▶ _GIVEN PROBLEM_: With the pictures left out, copy the listing below exactly.

▶ _STORED DATA_:
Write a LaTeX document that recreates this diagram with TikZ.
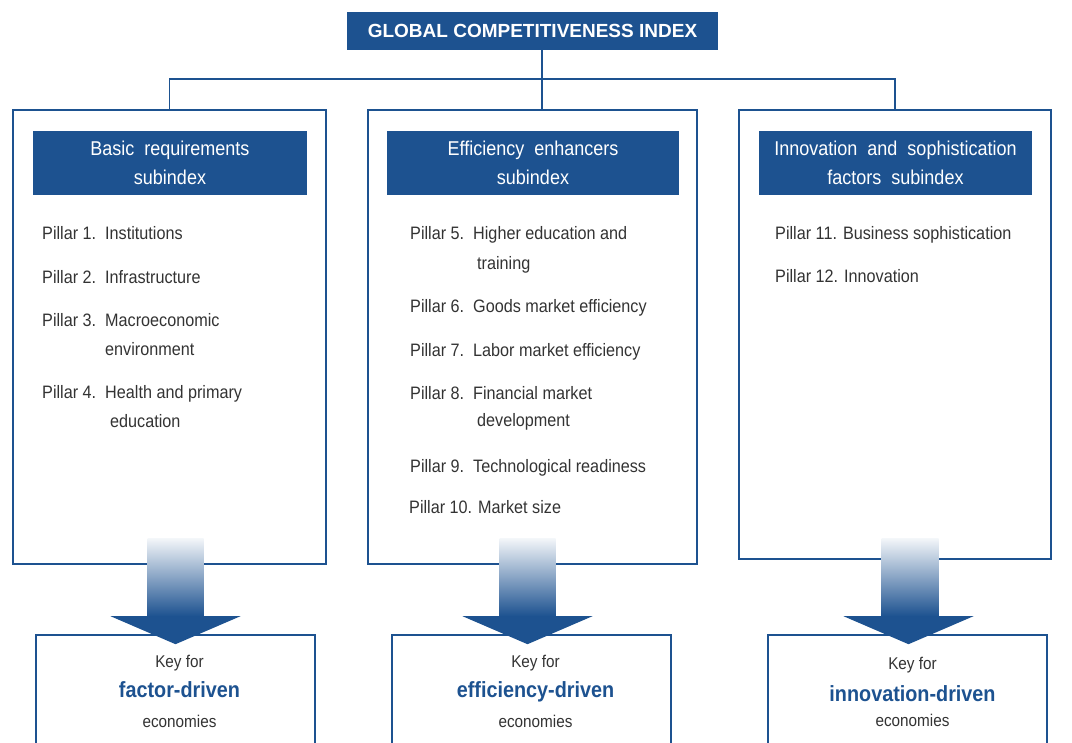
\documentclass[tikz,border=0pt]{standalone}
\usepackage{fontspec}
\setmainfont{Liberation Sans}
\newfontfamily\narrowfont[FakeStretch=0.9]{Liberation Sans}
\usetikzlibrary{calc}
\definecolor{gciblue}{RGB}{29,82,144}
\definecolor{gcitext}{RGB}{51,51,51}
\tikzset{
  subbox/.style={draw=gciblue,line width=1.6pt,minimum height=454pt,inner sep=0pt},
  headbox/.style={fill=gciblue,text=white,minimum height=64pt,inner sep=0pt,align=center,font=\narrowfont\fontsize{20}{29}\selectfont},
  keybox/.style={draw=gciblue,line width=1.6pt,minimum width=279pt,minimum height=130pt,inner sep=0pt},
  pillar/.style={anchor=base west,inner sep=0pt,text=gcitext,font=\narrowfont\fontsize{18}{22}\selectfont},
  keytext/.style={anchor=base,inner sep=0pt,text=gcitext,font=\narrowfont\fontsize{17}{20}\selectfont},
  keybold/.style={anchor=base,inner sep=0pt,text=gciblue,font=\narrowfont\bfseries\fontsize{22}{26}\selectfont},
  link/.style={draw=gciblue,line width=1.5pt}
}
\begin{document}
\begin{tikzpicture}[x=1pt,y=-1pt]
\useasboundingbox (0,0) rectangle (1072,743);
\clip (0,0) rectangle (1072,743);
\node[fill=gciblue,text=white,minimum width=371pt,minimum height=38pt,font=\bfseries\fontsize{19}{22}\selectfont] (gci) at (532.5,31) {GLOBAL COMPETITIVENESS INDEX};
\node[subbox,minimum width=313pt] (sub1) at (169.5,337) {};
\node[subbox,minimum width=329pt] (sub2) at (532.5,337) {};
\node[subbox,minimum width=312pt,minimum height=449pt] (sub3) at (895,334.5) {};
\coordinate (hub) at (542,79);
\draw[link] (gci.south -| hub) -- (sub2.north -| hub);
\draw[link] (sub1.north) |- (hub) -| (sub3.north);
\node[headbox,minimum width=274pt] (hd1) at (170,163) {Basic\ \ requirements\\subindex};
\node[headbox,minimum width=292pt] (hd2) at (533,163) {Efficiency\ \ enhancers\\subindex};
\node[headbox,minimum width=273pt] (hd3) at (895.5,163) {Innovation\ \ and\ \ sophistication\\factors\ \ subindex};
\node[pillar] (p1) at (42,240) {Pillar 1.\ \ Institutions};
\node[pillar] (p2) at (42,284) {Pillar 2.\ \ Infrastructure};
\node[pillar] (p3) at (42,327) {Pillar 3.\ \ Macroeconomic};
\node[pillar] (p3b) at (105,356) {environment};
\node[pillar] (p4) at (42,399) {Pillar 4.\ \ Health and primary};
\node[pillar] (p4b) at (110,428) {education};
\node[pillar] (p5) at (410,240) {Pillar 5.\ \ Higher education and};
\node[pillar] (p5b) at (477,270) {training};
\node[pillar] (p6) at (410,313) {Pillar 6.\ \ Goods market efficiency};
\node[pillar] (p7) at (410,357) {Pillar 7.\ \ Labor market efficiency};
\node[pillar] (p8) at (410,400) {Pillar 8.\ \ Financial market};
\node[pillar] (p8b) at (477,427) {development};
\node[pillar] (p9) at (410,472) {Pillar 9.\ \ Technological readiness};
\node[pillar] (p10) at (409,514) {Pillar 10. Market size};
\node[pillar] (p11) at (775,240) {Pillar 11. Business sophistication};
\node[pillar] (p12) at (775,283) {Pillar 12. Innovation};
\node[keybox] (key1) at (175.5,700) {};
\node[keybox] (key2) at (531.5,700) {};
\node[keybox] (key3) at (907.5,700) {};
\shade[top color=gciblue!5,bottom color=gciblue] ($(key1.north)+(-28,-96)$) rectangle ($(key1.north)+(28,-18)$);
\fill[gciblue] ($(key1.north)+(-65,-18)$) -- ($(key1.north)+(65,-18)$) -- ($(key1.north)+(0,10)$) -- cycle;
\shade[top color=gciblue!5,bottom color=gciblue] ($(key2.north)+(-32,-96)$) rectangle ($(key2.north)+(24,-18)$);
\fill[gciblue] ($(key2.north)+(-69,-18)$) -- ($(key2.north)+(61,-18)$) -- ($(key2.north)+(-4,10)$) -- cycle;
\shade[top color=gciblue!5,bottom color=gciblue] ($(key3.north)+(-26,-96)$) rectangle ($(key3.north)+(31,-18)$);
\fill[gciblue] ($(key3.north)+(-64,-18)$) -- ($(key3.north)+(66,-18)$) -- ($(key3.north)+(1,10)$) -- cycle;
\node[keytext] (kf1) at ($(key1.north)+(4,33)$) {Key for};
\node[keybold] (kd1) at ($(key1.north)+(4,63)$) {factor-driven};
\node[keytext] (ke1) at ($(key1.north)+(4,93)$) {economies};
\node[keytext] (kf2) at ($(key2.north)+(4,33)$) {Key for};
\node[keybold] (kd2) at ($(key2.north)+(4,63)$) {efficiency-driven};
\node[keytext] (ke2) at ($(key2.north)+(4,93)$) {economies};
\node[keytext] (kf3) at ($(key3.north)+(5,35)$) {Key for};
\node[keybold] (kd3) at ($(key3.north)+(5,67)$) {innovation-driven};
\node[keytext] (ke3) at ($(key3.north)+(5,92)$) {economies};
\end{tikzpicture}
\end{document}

▶ _SOLUTION_:
Write a LaTeX document that recreates this diagram with TikZ.
\documentclass[tikz,border=0pt]{standalone}
\usepackage{fontspec}
\setmainfont{Liberation Sans}
\newfontfamily\narrowfont[FakeStretch=0.9]{Liberation Sans}
\usetikzlibrary{calc}
\definecolor{gciblue}{RGB}{29,82,144}
\definecolor{gcitext}{RGB}{51,51,51}
\tikzset{
  subbox/.style={draw=gciblue,line width=1.6pt,minimum height=454pt,inner sep=0pt},
  headbox/.style={fill=gciblue,text=white,minimum height=64pt,inner sep=0pt,align=center,font=\narrowfont\fontsize{20}{29}\selectfont},
  keybox/.style={draw=gciblue,line width=1.6pt,minimum width=279pt,minimum height=130pt,inner sep=0pt},
  pillar/.style={anchor=base west,inner sep=0pt,text=gcitext,font=\narrowfont\fontsize{18}{22}\selectfont},
  keytext/.style={anchor=base,inner sep=0pt,text=gcitext,font=\narrowfont\fontsize{17}{20}\selectfont},
  keybold/.style={anchor=base,inner sep=0pt,text=gciblue,font=\narrowfont\bfseries\fontsize{22}{26}\selectfont},
  link/.style={draw=gciblue,line width=1.5pt}
}
\begin{document}
\begin{tikzpicture}[x=1pt,y=-1pt]
\useasboundingbox (0,0) rectangle (1072,743);
\clip (0,0) rectangle (1072,743);
\node[fill=gciblue,text=white,minimum width=371pt,minimum height=38pt,font=\bfseries\fontsize{19}{22}\selectfont] (gci) at (532.5,31) {GLOBAL COMPETITIVENESS INDEX};
\node[subbox,minimum width=313pt] (sub1) at (169.5,337) {};
\node[subbox,minimum width=329pt] (sub2) at (532.5,337) {};
\node[subbox,minimum width=312pt,minimum height=449pt] (sub3) at (895,334.5) {};
\coordinate (hub) at (542,79);
\draw[link] (gci.south -| hub) -- (sub2.north -| hub);
\draw[link] (sub1.north) |- (hub) -| (sub3.north);
\node[headbox,minimum width=274pt] (hd1) at (170,163) {Basic\ \ requirements\\subindex};
\node[headbox,minimum width=292pt] (hd2) at (533,163) {Efficiency\ \ enhancers\\subindex};
\node[headbox,minimum width=273pt] (hd3) at (895.5,163) {Innovation\ \ and\ \ sophistication\\factors\ \ subindex};
\node[pillar] (p1) at (42,240) {Pillar 1.\ \ Institutions};
\node[pillar] (p2) at (42,284) {Pillar 2.\ \ Infrastructure};
\node[pillar] (p3) at (42,327) {Pillar 3.\ \ Macroeconomic};
\node[pillar] (p3b) at (105,356) {environment};
\node[pillar] (p4) at (42,399) {Pillar 4.\ \ Health and primary};
\node[pillar] (p4b) at (110,428) {education};
\node[pillar] (p5) at (410,240) {Pillar 5.\ \ Higher education and};
\node[pillar] (p5b) at (477,270) {training};
\node[pillar] (p6) at (410,313) {Pillar 6.\ \ Goods market efficiency};
\node[pillar] (p7) at (410,357) {Pillar 7.\ \ Labor market efficiency};
\node[pillar] (p8) at (410,400) {Pillar 8.\ \ Financial market};
\node[pillar] (p8b) at (477,427) {development};
\node[pillar] (p9) at (410,472) {Pillar 9.\ \ Technological readiness};
\node[pillar] (p10) at (409,514) {Pillar 10. Market size};
\node[pillar] (p11) at (775,240) {Pillar 11. Business sophistication};
\node[pillar] (p12) at (775,283) {Pillar 12. Innovation};
\node[keybox] (key1) at (175.5,700) {};
\node[keybox] (key2) at (531.5,700) {};
\node[keybox] (key3) at (907.5,700) {};
\shade[top color=gciblue!5,bottom color=gciblue] ($(key1.north)+(-28,-96)$) rectangle ($(key1.north)+(28,-18)$);
\fill[gciblue] ($(key1.north)+(-65,-18)$) -- ($(key1.north)+(65,-18)$) -- ($(key1.north)+(0,10)$) -- cycle;
\shade[top color=gciblue!5,bottom color=gciblue] ($(key2.north)+(-32,-96)$) rectangle ($(key2.north)+(24,-18)$);
\fill[gciblue] ($(key2.north)+(-69,-18)$) -- ($(key2.north)+(61,-18)$) -- ($(key2.north)+(-4,10)$) -- cycle;
\shade[top color=gciblue!5,bottom color=gciblue] ($(key3.north)+(-26,-96)$) rectangle ($(key3.north)+(31,-18)$);
\fill[gciblue] ($(key3.north)+(-64,-18)$) -- ($(key3.north)+(66,-18)$) -- ($(key3.north)+(1,10)$) -- cycle;
\node[keytext] (kf1) at ($(key1.north)+(4,33)$) {Key for};
\node[keybold] (kd1) at ($(key1.north)+(4,63)$) {factor-driven};
\node[keytext] (ke1) at ($(key1.north)+(4,93)$) {economies};
\node[keytext] (kf2) at ($(key2.north)+(4,33)$) {Key for};
\node[keybold] (kd2) at ($(key2.north)+(4,63)$) {efficiency-driven};
\node[keytext] (ke2) at ($(key2.north)+(4,93)$) {economies};
\node[keytext] (kf3) at ($(key3.north)+(5,35)$) {Key for};
\node[keybold] (kd3) at ($(key3.north)+(5,67)$) {innovation-driven};
\node[keytext] (ke3) at ($(key3.north)+(5,92)$) {economies};
\end{tikzpicture}
\end{document}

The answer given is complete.